* YOUR OBJECTIVE
Copy the listing verbatim, excluding any images found in it.

* DATASET CONTENT
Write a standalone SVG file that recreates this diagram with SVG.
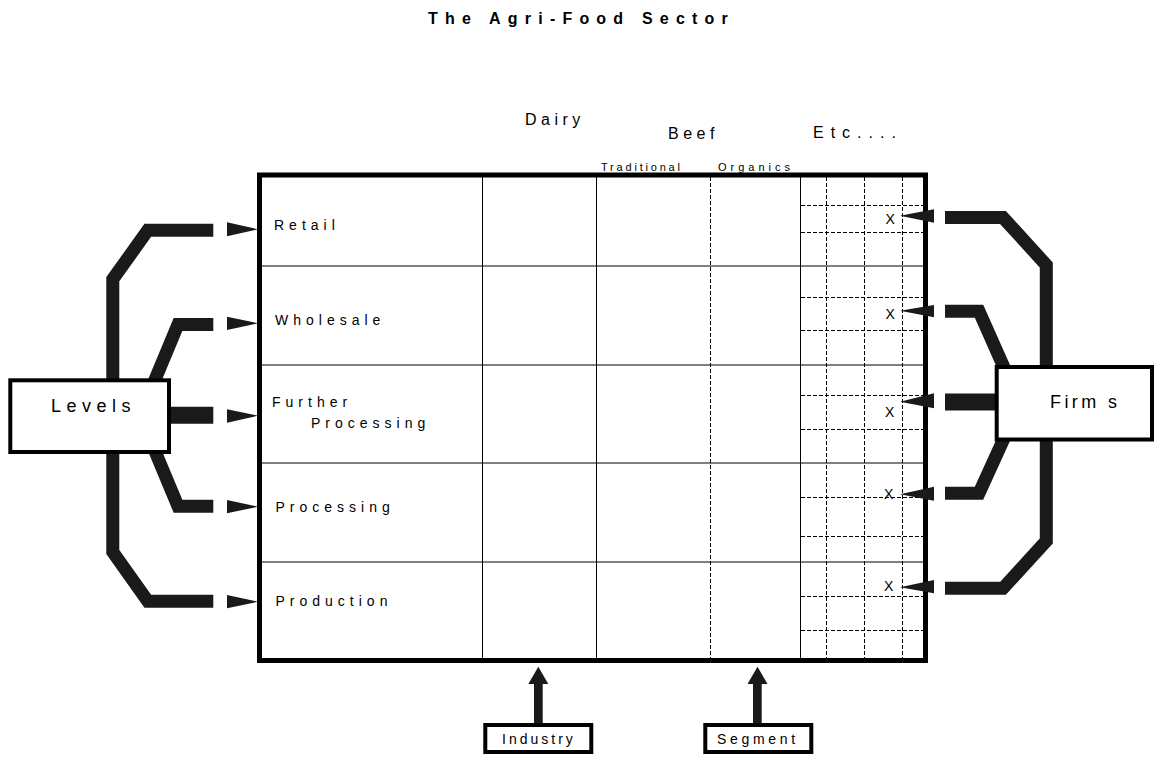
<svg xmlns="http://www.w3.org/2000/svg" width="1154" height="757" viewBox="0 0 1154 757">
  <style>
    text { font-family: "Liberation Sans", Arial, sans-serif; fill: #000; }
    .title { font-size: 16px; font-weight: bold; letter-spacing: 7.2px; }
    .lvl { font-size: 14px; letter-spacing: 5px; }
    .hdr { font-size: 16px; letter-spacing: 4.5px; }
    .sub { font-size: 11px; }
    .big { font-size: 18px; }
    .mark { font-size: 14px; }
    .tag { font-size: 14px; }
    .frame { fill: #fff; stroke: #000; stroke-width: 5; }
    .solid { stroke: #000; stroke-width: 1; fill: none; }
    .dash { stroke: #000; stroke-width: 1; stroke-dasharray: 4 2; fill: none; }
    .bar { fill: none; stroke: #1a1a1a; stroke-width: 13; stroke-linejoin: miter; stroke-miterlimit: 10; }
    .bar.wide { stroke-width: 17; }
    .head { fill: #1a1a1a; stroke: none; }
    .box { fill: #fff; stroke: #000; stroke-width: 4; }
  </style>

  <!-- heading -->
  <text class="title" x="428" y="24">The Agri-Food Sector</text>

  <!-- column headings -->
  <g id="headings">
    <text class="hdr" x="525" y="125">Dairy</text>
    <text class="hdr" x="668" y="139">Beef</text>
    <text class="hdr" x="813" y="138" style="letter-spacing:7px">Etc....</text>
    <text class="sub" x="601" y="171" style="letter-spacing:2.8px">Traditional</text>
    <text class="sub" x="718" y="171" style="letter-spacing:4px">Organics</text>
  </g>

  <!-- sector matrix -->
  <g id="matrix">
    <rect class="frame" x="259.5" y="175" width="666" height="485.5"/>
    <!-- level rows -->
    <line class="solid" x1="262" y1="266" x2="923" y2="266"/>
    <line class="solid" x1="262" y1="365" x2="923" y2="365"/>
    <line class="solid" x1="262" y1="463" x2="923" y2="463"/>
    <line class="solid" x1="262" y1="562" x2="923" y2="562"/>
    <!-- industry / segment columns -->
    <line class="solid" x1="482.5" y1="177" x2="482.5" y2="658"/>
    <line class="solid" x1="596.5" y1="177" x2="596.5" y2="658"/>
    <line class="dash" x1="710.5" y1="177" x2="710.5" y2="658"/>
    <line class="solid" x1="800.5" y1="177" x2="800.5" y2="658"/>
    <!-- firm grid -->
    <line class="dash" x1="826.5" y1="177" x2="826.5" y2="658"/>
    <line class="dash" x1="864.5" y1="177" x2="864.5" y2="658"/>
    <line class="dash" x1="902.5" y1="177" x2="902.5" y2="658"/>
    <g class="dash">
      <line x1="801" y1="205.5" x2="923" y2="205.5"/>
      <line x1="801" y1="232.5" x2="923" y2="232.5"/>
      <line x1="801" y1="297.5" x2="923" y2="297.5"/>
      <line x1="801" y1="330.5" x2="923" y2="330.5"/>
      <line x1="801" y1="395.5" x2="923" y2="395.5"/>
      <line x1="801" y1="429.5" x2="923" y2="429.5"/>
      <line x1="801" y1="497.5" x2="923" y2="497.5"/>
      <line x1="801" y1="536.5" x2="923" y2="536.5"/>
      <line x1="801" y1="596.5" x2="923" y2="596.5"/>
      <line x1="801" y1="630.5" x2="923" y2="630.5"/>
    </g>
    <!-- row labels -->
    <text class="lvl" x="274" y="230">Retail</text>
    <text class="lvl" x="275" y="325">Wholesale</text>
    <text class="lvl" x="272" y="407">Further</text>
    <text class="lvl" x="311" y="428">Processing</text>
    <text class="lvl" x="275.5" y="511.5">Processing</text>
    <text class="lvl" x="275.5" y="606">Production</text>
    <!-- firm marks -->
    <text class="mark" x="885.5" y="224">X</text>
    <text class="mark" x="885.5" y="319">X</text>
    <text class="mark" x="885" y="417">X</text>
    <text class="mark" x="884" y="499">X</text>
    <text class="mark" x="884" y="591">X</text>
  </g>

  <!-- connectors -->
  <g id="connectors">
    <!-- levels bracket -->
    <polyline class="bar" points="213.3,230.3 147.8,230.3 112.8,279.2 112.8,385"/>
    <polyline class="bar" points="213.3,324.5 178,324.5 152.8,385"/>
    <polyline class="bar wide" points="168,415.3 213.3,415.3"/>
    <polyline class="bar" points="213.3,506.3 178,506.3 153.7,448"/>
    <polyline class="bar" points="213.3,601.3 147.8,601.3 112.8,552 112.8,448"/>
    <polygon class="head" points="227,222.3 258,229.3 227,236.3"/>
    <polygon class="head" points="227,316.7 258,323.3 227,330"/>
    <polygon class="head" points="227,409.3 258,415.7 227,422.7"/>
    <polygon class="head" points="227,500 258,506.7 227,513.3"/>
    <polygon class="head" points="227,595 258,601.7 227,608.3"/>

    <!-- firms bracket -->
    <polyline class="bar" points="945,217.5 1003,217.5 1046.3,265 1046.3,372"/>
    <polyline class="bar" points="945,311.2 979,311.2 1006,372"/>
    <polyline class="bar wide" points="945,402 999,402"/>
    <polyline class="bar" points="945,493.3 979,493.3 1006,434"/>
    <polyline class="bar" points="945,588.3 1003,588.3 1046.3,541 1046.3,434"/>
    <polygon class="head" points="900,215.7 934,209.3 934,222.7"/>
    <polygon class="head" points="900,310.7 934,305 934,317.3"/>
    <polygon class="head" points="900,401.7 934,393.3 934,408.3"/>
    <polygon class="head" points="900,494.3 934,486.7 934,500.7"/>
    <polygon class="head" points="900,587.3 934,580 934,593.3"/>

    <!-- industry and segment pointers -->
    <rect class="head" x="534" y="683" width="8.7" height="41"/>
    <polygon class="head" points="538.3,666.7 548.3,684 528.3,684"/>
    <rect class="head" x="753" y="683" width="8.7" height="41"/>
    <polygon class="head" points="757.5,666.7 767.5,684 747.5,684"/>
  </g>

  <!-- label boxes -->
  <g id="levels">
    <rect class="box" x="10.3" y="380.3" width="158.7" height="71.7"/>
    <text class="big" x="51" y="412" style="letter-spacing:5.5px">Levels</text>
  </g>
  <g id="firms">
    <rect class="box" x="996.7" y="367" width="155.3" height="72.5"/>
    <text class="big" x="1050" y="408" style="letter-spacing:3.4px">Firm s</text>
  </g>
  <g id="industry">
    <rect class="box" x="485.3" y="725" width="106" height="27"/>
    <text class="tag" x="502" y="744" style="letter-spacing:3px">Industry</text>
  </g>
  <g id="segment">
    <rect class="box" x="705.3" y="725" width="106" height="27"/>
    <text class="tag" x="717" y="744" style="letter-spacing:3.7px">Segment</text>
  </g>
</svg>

* EXPECTED ANSWER
Write a standalone SVG file that recreates this diagram with SVG.
<svg xmlns="http://www.w3.org/2000/svg" width="1154" height="757" viewBox="0 0 1154 757">
  <style>
    text { font-family: "Liberation Sans", Arial, sans-serif; fill: #000; }
    .title { font-size: 16px; font-weight: bold; letter-spacing: 7.2px; }
    .lvl { font-size: 14px; letter-spacing: 5px; }
    .hdr { font-size: 16px; letter-spacing: 4.5px; }
    .sub { font-size: 11px; }
    .big { font-size: 18px; }
    .mark { font-size: 14px; }
    .tag { font-size: 14px; }
    .frame { fill: #fff; stroke: #000; stroke-width: 5; }
    .solid { stroke: #000; stroke-width: 1; fill: none; }
    .dash { stroke: #000; stroke-width: 1; stroke-dasharray: 4 2; fill: none; }
    .bar { fill: none; stroke: #1a1a1a; stroke-width: 13; stroke-linejoin: miter; stroke-miterlimit: 10; }
    .bar.wide { stroke-width: 17; }
    .head { fill: #1a1a1a; stroke: none; }
    .box { fill: #fff; stroke: #000; stroke-width: 4; }
  </style>

  <!-- heading -->
  <text class="title" x="428" y="24">The Agri-Food Sector</text>

  <!-- column headings -->
  <g id="headings">
    <text class="hdr" x="525" y="125">Dairy</text>
    <text class="hdr" x="668" y="139">Beef</text>
    <text class="hdr" x="813" y="138" style="letter-spacing:7px">Etc....</text>
    <text class="sub" x="601" y="171" style="letter-spacing:2.8px">Traditional</text>
    <text class="sub" x="718" y="171" style="letter-spacing:4px">Organics</text>
  </g>

  <!-- sector matrix -->
  <g id="matrix">
    <rect class="frame" x="259.5" y="175" width="666" height="485.5"/>
    <!-- level rows -->
    <line class="solid" x1="262" y1="266" x2="923" y2="266"/>
    <line class="solid" x1="262" y1="365" x2="923" y2="365"/>
    <line class="solid" x1="262" y1="463" x2="923" y2="463"/>
    <line class="solid" x1="262" y1="562" x2="923" y2="562"/>
    <!-- industry / segment columns -->
    <line class="solid" x1="482.5" y1="177" x2="482.5" y2="658"/>
    <line class="solid" x1="596.5" y1="177" x2="596.5" y2="658"/>
    <line class="dash" x1="710.5" y1="177" x2="710.5" y2="658"/>
    <line class="solid" x1="800.5" y1="177" x2="800.5" y2="658"/>
    <!-- firm grid -->
    <line class="dash" x1="826.5" y1="177" x2="826.5" y2="658"/>
    <line class="dash" x1="864.5" y1="177" x2="864.5" y2="658"/>
    <line class="dash" x1="902.5" y1="177" x2="902.5" y2="658"/>
    <g class="dash">
      <line x1="801" y1="205.5" x2="923" y2="205.5"/>
      <line x1="801" y1="232.5" x2="923" y2="232.5"/>
      <line x1="801" y1="297.5" x2="923" y2="297.5"/>
      <line x1="801" y1="330.5" x2="923" y2="330.5"/>
      <line x1="801" y1="395.5" x2="923" y2="395.5"/>
      <line x1="801" y1="429.5" x2="923" y2="429.5"/>
      <line x1="801" y1="497.5" x2="923" y2="497.5"/>
      <line x1="801" y1="536.5" x2="923" y2="536.5"/>
      <line x1="801" y1="596.5" x2="923" y2="596.5"/>
      <line x1="801" y1="630.5" x2="923" y2="630.5"/>
    </g>
    <!-- row labels -->
    <text class="lvl" x="274" y="230">Retail</text>
    <text class="lvl" x="275" y="325">Wholesale</text>
    <text class="lvl" x="272" y="407">Further</text>
    <text class="lvl" x="311" y="428">Processing</text>
    <text class="lvl" x="275.5" y="511.5">Processing</text>
    <text class="lvl" x="275.5" y="606">Production</text>
    <!-- firm marks -->
    <text class="mark" x="885.5" y="224">X</text>
    <text class="mark" x="885.5" y="319">X</text>
    <text class="mark" x="885" y="417">X</text>
    <text class="mark" x="884" y="499">X</text>
    <text class="mark" x="884" y="591">X</text>
  </g>

  <!-- connectors -->
  <g id="connectors">
    <!-- levels bracket -->
    <polyline class="bar" points="213.3,230.3 147.8,230.3 112.8,279.2 112.8,385"/>
    <polyline class="bar" points="213.3,324.5 178,324.5 152.8,385"/>
    <polyline class="bar wide" points="168,415.3 213.3,415.3"/>
    <polyline class="bar" points="213.3,506.3 178,506.3 153.7,448"/>
    <polyline class="bar" points="213.3,601.3 147.8,601.3 112.8,552 112.8,448"/>
    <polygon class="head" points="227,222.3 258,229.3 227,236.3"/>
    <polygon class="head" points="227,316.7 258,323.3 227,330"/>
    <polygon class="head" points="227,409.3 258,415.7 227,422.7"/>
    <polygon class="head" points="227,500 258,506.7 227,513.3"/>
    <polygon class="head" points="227,595 258,601.7 227,608.3"/>

    <!-- firms bracket -->
    <polyline class="bar" points="945,217.5 1003,217.5 1046.3,265 1046.3,372"/>
    <polyline class="bar" points="945,311.2 979,311.2 1006,372"/>
    <polyline class="bar wide" points="945,402 999,402"/>
    <polyline class="bar" points="945,493.3 979,493.3 1006,434"/>
    <polyline class="bar" points="945,588.3 1003,588.3 1046.3,541 1046.3,434"/>
    <polygon class="head" points="900,215.7 934,209.3 934,222.7"/>
    <polygon class="head" points="900,310.7 934,305 934,317.3"/>
    <polygon class="head" points="900,401.7 934,393.3 934,408.3"/>
    <polygon class="head" points="900,494.3 934,486.7 934,500.7"/>
    <polygon class="head" points="900,587.3 934,580 934,593.3"/>

    <!-- industry and segment pointers -->
    <rect class="head" x="534" y="683" width="8.7" height="41"/>
    <polygon class="head" points="538.3,666.7 548.3,684 528.3,684"/>
    <rect class="head" x="753" y="683" width="8.7" height="41"/>
    <polygon class="head" points="757.5,666.7 767.5,684 747.5,684"/>
  </g>

  <!-- label boxes -->
  <g id="levels">
    <rect class="box" x="10.3" y="380.3" width="158.7" height="71.7"/>
    <text class="big" x="51" y="412" style="letter-spacing:5.5px">Levels</text>
  </g>
  <g id="firms">
    <rect class="box" x="996.7" y="367" width="155.3" height="72.5"/>
    <text class="big" x="1050" y="408" style="letter-spacing:3.4px">Firm s</text>
  </g>
  <g id="industry">
    <rect class="box" x="485.3" y="725" width="106" height="27"/>
    <text class="tag" x="502" y="744" style="letter-spacing:3px">Industry</text>
  </g>
  <g id="segment">
    <rect class="box" x="705.3" y="725" width="106" height="27"/>
    <text class="tag" x="717" y="744" style="letter-spacing:3.7px">Segment</text>
  </g>
</svg>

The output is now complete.